Contractor’s Question: The team of IT contractors I’m on was informed of a change to the billing and payment system we use. We were told we would be removed from the existing payment system and registered to our outsourcer's system. Despite having been employed via a third party agency that was originally responsible for processing our contracts and salary payments, this third party remains ‘in the loop;’ as they are still our direct employer as such.
Last week our contracts were amended to incorporate the outsourcer as the new paying authority in lieu of the agency. We were told in writing there would be no changes to our contractual Terms and Conditions apart from some workplace-related 'Special Conditions' which I have sent to ContractorUK for this question.
No additional changes were mentioned (to rates for example), nor did any of us receive copies of the revised contracts. Approvals were all done online via our respective companies, with only the ‘special conditions’ being new – the initial Ts&Cs stood, we were told.
But now we’ve been notified by the outsourcer that mandatory furlough periods will be introduced next month. This implies that the contracts now appear to be based on the outsourcer's employment conditions and not the agency’s conditions we had originally subscribed to. Previously, we never received any notifications relating to furlough periods.
We are not directly employed by the outsourcer, yet it now seems that we are, by virtue of the fact that we have to sign over to their new timesheet, billing/payment system and Ts&Cs containing furlough periods. Are there any grounds to challenge such an arrangement and the deceitful process enforced to get us to move to the new payment system?
Expert’s Answer: From the outset it is difficult to be conclusive without more in the way of facts and evidence, despite the useful summary and ‘special conditions’ you’ve sent to me via ContractorUK.
Nevertheless, there are two imperative points: are you legally bound by the new contractual terms that have been added to the revised contract? Secondly, if you are, then are there any grounds to challenge the new contractual terms?
The third party agency cannot vary the existing terms and conditions without providing some form of consideration (i.e. money) as the contract may be rendered unenforceable if this were to materialise. It is also worth deliberating whether the third party agency has the authority to bind you and the other IT contractors.
Furthermore, according to English case law, the terms and conditions which are not immediately visible to the other contracting party will be effectively incorporated into the relevant contract as long as reasonable steps are taken to bring the existence of the terms and conditions to the notice of the other party before the transaction is concluded.

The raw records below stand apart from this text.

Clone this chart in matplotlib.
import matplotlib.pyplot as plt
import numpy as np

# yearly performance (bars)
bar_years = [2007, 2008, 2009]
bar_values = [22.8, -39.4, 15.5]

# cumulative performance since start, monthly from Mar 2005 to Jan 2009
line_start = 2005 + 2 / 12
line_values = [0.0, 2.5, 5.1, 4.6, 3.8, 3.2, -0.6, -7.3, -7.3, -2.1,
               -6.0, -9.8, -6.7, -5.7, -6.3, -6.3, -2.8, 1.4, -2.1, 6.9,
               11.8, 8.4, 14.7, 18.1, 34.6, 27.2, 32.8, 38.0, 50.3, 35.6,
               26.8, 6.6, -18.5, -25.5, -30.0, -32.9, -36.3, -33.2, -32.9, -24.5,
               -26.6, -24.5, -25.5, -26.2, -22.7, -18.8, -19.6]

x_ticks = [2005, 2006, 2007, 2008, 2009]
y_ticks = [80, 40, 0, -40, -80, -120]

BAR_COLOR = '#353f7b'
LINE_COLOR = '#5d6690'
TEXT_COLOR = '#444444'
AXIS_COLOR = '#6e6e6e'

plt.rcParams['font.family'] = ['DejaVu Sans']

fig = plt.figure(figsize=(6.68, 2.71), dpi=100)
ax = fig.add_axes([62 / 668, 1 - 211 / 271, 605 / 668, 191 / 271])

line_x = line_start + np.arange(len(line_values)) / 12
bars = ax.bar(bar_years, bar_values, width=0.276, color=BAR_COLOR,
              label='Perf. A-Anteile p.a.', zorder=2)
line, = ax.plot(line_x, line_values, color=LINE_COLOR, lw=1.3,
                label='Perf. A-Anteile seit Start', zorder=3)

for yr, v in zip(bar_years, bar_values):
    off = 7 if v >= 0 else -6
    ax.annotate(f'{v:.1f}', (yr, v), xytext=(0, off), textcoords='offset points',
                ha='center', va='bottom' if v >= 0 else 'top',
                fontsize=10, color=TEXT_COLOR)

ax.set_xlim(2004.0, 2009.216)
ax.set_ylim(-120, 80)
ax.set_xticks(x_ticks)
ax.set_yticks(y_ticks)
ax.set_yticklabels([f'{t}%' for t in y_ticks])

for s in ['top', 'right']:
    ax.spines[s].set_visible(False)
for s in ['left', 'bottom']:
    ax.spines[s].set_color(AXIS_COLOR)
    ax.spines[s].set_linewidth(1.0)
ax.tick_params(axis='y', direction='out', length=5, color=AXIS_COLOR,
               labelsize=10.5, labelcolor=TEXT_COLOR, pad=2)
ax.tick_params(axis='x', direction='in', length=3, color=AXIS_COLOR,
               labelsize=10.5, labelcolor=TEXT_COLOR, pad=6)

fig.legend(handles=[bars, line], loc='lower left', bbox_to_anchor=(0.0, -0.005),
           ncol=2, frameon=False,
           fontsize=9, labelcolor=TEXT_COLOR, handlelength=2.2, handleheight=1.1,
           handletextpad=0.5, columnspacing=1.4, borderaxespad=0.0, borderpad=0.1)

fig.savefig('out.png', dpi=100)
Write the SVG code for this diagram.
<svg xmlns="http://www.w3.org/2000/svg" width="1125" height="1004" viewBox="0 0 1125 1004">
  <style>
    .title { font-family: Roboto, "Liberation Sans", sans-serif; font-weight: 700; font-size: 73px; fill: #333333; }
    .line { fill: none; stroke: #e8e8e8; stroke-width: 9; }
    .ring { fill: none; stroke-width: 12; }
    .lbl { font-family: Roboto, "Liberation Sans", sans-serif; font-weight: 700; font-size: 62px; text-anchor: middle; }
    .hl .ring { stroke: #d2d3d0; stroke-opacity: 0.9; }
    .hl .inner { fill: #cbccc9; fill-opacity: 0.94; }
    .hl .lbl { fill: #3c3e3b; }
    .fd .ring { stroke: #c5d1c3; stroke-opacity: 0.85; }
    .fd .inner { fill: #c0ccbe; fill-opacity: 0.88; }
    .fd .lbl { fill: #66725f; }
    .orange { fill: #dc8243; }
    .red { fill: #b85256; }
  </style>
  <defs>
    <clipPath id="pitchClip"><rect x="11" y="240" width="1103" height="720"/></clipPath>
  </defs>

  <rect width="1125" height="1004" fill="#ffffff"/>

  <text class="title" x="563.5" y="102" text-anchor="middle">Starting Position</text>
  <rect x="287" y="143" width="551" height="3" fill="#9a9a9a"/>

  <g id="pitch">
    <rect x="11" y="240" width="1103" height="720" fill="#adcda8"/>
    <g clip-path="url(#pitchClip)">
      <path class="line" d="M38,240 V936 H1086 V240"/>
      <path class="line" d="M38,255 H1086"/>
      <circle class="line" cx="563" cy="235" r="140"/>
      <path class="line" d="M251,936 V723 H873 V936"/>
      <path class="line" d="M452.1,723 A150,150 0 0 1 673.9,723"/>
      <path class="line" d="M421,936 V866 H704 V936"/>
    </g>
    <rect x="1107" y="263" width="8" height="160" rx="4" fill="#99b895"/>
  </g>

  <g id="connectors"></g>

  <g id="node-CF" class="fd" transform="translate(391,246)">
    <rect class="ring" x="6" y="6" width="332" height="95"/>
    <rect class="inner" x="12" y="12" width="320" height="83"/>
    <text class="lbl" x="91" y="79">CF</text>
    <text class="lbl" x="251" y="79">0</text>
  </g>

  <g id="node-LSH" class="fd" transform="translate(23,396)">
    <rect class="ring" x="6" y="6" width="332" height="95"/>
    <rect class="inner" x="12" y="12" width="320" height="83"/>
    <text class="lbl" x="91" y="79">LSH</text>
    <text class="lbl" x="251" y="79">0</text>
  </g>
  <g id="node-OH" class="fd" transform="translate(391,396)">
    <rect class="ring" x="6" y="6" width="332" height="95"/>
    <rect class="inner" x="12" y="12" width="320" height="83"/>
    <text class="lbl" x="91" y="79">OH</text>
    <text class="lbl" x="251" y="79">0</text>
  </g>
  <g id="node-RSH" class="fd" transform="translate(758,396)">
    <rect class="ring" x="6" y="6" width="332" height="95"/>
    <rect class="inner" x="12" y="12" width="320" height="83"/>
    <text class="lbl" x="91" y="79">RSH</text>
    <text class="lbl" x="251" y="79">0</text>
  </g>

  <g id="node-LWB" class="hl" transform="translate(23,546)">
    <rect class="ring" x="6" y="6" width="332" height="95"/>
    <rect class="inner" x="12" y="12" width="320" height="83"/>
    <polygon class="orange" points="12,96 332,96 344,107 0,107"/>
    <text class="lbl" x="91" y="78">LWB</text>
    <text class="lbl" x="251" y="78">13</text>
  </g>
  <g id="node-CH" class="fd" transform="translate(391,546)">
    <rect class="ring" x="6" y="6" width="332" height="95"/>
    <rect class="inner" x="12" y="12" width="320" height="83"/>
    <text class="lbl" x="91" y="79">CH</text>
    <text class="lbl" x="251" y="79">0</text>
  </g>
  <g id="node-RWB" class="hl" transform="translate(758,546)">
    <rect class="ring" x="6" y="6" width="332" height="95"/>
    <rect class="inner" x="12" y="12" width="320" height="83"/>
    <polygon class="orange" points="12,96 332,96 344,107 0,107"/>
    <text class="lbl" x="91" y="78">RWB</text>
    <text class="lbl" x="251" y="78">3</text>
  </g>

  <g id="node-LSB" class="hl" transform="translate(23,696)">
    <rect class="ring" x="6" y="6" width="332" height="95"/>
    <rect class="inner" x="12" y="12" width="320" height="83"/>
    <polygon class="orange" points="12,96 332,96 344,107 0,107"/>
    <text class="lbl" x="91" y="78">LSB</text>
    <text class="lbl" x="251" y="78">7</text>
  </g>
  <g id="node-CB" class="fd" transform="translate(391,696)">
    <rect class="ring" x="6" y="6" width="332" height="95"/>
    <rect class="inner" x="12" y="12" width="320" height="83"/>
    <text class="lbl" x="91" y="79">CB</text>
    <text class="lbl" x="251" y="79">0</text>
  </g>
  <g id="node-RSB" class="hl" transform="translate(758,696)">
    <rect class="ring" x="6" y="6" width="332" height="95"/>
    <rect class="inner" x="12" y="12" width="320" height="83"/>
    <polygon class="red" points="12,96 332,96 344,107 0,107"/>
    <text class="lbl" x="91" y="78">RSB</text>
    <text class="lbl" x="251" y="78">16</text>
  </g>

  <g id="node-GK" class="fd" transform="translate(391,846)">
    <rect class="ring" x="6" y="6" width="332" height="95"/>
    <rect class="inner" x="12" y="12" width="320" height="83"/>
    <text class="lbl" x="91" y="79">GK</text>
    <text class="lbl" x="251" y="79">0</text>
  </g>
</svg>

If established, misrepresentation can affect the validity of the contract. In order for you to have a successful action, the contractors would need to show that a false statement had been made, inducing them to enter into the agreement. The outsourcer must have known the terms were wider than what was originally disclosed to the IT contractors. Even if it was reckless in this regard, it can still be deemed liable for misrepresentation. The burden of proof lies on the contractors and they will have to demonstrate the following:
- the outsourcer has made a false statement which it either knew to be false, was reckless as to whether it was true or false or was made without reasonable grounds for believing its truth;
- the outsourcer intends that the IT contractors rely on the statement; and
- the contractors have consequently suffered a loss.
The key component of loss however, is missing from the facts. We do not know if you or the other contractors have suffered some form of loss. If no loss has been incurred or it has been relatively minor, then the costs of taking legal action may outweigh any benefit that follows. Moreover, initiating proceedings may affect you ability (and the ability of your colleagues) to secure future contracting work; information about such events are hardly ever concealed behind closed doors for too long in the world of contracting.
The expert was Mekael Rahman, trainee solicitor at Lawdit Solicitors.